Surhów to niewielka, malownicza miejscowość u bram Roztocza. Choć jest położona nieco na uboczu od głównych dróg, to właśnie tędy wiodły wojenne szlaki bł. kard. Stefana Wyszyńskiego, a dziś wielu pielgrzymów podąża jego śladami. Odwiedzał on tutaj ówczesnego proboszcza ks. Markiewicza, prowadził także dwa pogrzeby. Jeden zabitych przez Niemców Polaków, drugi zmarłego zarządcy folwarku w Żułowie, gdzie przyszły prymas ukrywał się podczas wojny.

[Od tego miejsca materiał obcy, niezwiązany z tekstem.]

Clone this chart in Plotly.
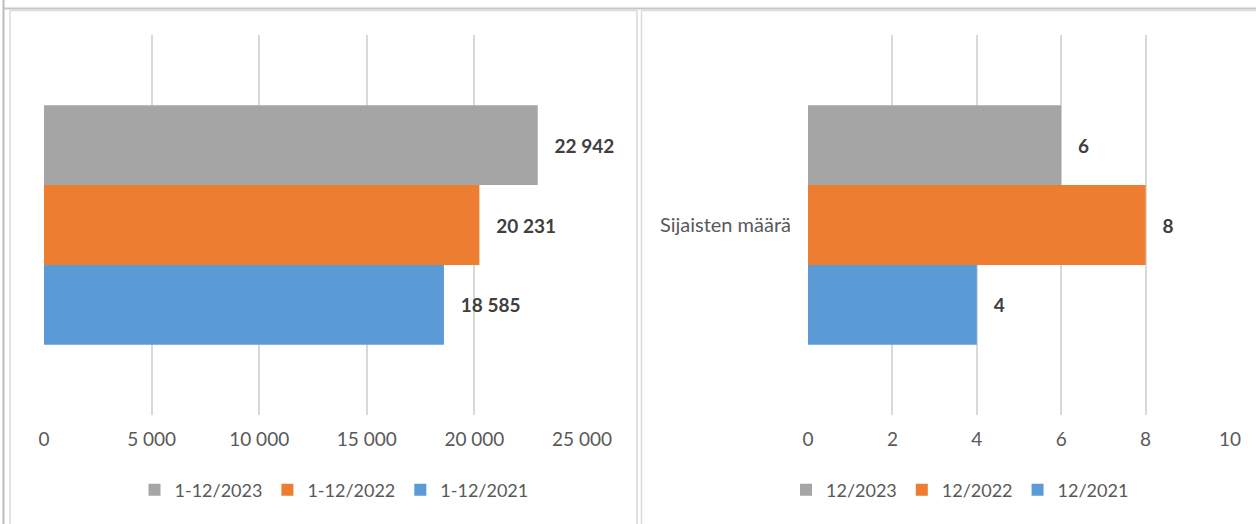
import plotly.graph_objects as go

# ---- data ----
left_category = ["Sijaisten päivät"]
left_series = ["1-12/2021", "1-12/2022", "1-12/2023"]
left_values = [18585, 20231, 22942]

right_category = ["Sijaisten määrä"]
right_series = ["12/2021", "12/2022", "12/2023"]
right_values = [4, 8, 6]

colors = ["#5b9bd5", "#ed7d31", "#a5a5a5"]

W, H = 1256, 524
FONT = "Lato"
TICK_COLOR = "#595959"
LABEL_COLOR = "#404040"
GRID = "#d9d9d9"

def px_x(p):
    return p / W

def px_y(p):
    return 1 - p / H

fig = go.Figure()

NB = "\u00a0\u00a0\u00a0"
for name, val, col in zip(left_series, left_values, colors):
    fig.add_trace(go.Bar(
        y=left_category, x=[val], name=name, orientation="h",
        marker=dict(color=col, line=dict(width=0)),
        texttemplate="<b>" + NB + "%{x:,d}</b>", textposition="outside",
        textfont=dict(family=FONT, size=19, color=LABEL_COLOR),
        cliponaxis=False, constraintext="none",
        xaxis="x", yaxis="y", legend="legend", hoverinfo="skip",
    ))
for name, val, col in zip(right_series, right_values, colors):
    fig.add_trace(go.Bar(
        y=right_category, x=[val], name=name, orientation="h",
        marker=dict(color=col, line=dict(width=0)),
        texttemplate="<b>" + NB + "%{x:,d}</b>", textposition="outside",
        textfont=dict(family=FONT, size=19, color=LABEL_COLOR),
        cliponaxis=False, constraintext="none",
        xaxis="x2", yaxis="y2", legend="legend2", hoverinfo="skip",
    ))

axis_common = dict(
    showgrid=True, gridcolor=GRID, gridwidth=2, zeroline=False, showline=False,
    ticks="", tickfont=dict(family=FONT, size=19, color=TICK_COLOR),
    ticklabelstandoff=11, fixedrange=True, automargin=False,
)

ydom = [px_y(415), px_y(35)]

fig.update_layout(
    width=W, height=H, autosize=False,
    margin=dict(l=0, r=0, t=0, b=0, pad=0, autoexpand=False),
    paper_bgcolor="white", plot_bgcolor="white",
    separators=", ",
    barmode="group", bargap=0.37, bargroupgap=0,
    font=dict(family=FONT, size=18, color=TICK_COLOR),
    xaxis=dict(domain=[px_x(44), px_x(582)], range=[0, 25000], dtick=5000,
               tickformat=",d", anchor="y", **axis_common),
    yaxis=dict(domain=ydom, anchor="x", showticklabels=False, showgrid=False,
               zeroline=False, showline=False, ticks="", fixedrange=True,
               automargin=False),
    xaxis2=dict(domain=[px_x(808), px_x(1230)], range=[0, 10], dtick=2,
                anchor="y2", **axis_common),
    yaxis2=dict(domain=ydom, anchor="x2", showgrid=False, zeroline=False,
                showline=False, ticks="", ticklabelstandoff=16,
                tickfont=dict(family=FONT, size=20, color=TICK_COLOR),
                fixedrange=True, automargin=False),
    legend=dict(orientation="h", x=px_x(334), xanchor="center",
                y=px_y(490), yanchor="middle", traceorder="reversed",
                itemwidth=30,
                font=dict(family=FONT, size=18, color=TICK_COLOR),
                bgcolor="rgba(0,0,0,0)", itemclick=False, itemdoubleclick=False),
    legend2=dict(orientation="h", x=px_x(960), xanchor="center",
                 y=px_y(490), yanchor="middle", traceorder="reversed",
                 itemwidth=30,
                 font=dict(family=FONT, size=18, color=TICK_COLOR),
                 bgcolor="rgba(0,0,0,0)", itemclick=False, itemdoubleclick=False),
    showlegend=True,
)

def hline(x0, x1, y, color, width):
    return dict(type="line", xref="paper", yref="paper",
                x0=px_x(x0), x1=px_x(x1), y0=px_y(y), y1=px_y(y),
                line=dict(color=color, width=width))

def vline(x, y0, y1, color, width):
    return dict(type="line", xref="paper", yref="paper",
                x0=px_x(x), x1=px_x(x), y0=px_y(y0), y1=px_y(y1),
                line=dict(color=color, width=width))

PANEL = "#d9d9d9"
shapes = [
    # outer frame
    vline(3.5, 0, H, "#bdbdbd", 2),
    hline(3, W, 8.5, "#c6c6c6", 2),
    # left panel
    vline(10, 10.5, H, PANEL, 1.5),
    hline(10, 637, 10.5, PANEL, 1.5),
    vline(637, 10.5, H, PANEL, 1.5),
    # right panel
    vline(641.5, 10.5, H, PANEL, 1.5),
    hline(641.5, W, 10.5, PANEL, 1.5),
]
fig.update_layout(shapes=shapes)

fig.write_html(
    "out.html",
    config={"displayModeBar": False, "responsive": False},
    post_script="document.body.style.margin='0';document.body.style.padding='0';"
                "document.body.style.overflow='hidden';",
)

− Choć żadnych osobistych pamiątek związanych z błogosławionym już kardynałem nie mamy w parafii, to w przekazach mieszkańców jego postać pozostaje żywa. Stara plebania, na której spotykał się z ks. Markiewiczem, nosi jego imię. Chciałbym też, by właśnie przed nią stanął pomnik kard. Stefana Wyszyńskiego. Po rozmowach z parafianami myślę, że uda się nam zrealizować ten plan jako dziękczynienie za beatyfikację – mówi ks. Tomasz Dumański, proboszcz z Surhowa.
U św. Łukasza
Do Surhowa przybywają także przedstawiciele służby zdrowia za sprawą słynącego łaskami obrazu Matki Bożej i św. Łukasza. Tradycja przekazuje, że jednemu z mieszkańców Surhowa ukazała się w lesie Matka Boża rozmawiająca ze św. Łukaszem. W tym miejscu postawiono kapliczkę, a w XVII wieku nieznany autor namalował obraz przedstawiający spotkanie świętego z Maryją. Obraz szybko zasłynął łaskami. Między innymi uzdrowienia doznała w tym miejscu Krystyna z Lubomirskich Potocka, która w dowód wdzięczności w 1677 roku ufundowała w miejscu objawienia drewniany kościół, w którym umieszczono obraz. Sprowadziła tam dwóch pustelników, którzy mieli dbać o to miejsce i modlić się. Pustelnia dziś już nie istnieje, w jej miejscu stoi kapliczka, a miejscowość nazwano Łukaszówką. Z czasem obraz przeniesiono do pobliskiego kościoła w Surhowie.